Black widows get a bad rap. I believe there is an icon of evil showing a black widow.

They are one of the most common spiders here in CO. There are 5 varieties. They live about 3 years. The new young spiders are the ones that are most commonly found inside houses. They are usually just looking for a place to hide. They prefer places that are not out in the open for their webs (like in a window well,,,). They rely on their web for food and rarely hunt outside of their web for food. 

I recall seeing adult female black widows as new tenants during winters in outdoor rodent bait stations that I checked every month. Those I would squash out of a desire for the black widow to not scare the mice away from the bait.

Forget about trying to eliminate their food source. Forget about treating your lawn. You are too late now to have an impact anyway. If you do intend to prevent them from getting into your house, spray with a repellant pyrethroid in the late summer around doors, windows, and foundation edges outside.

If they are already inside, use your vacuum cleaner. A tiny squirt of an aerosol pesticide will kill the spiders (et al) and limit your pesticide use.

Old webs have zero impact on new spiders. They will hang there for a long time, so there is an improvement in ambiance by removing webs.


----------



## FastEddie26 (Dec 16, 2012)

They are not inside as far as I can, and I see very little bug activity inside the house. 

I am in Florida, so bugs are around all year long.


----------



## gobug (Jul 13, 2012)

Florida!!! You live in bug heaven.

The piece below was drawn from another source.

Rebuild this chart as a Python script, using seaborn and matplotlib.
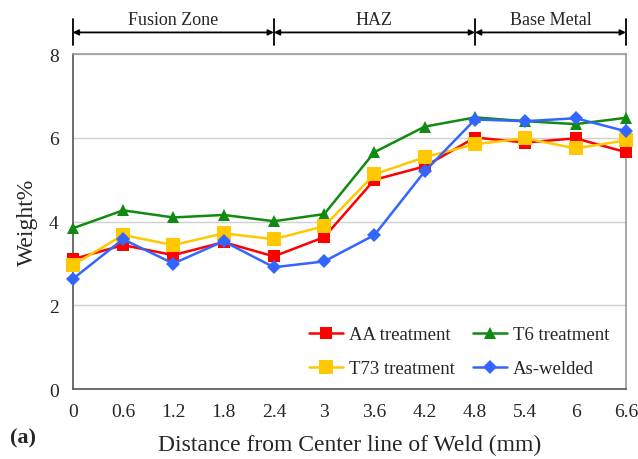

You cannot hide.
I am guessing that you have good screens, tight doors, and probably air conditioning.
Forget what I said about forgetting spraying now. 
Since you did not mention other insect pests, I am thinking a good residual pyrethroid spray would repel spiders. Some of them last for a year (not the big box variety). So a thorough spray around exterior entry points (including those for electrical, cable, water, drier vent, air conditioning system, garage door....) would keep your interior free of most bugs.
Even treating the lawn or landscape is worth consideration.Good spray equipment, safety equipment and choice of chemicals to spray is not a simple DIY task. 
Your state has free information regarding bugs. Here in CO it is the state department of agriculture. 
good luck


----------



## FoundationPest (Feb 5, 2013)

Remove any debris you have around the house that would make for a cozy spider home and make sure there isn't any standing water. 

Clean the outside furniture and grill similarly to how you clean the inside. Spiders like abandoned areas where they can set up residence.


----------



## noquacks (Jun 5, 2010)

dont waste your $$ on spraying for spiders. They are not like insects. Different Class of taxonomy, different habits, different body sensors/defense mechanisms, etc.


----------



## cruise2001 (Feb 7, 2013)

I'm a big fan of Deltamethrin. Works great on spiders. Bayer makes a good granular you can apply to your yard.


----------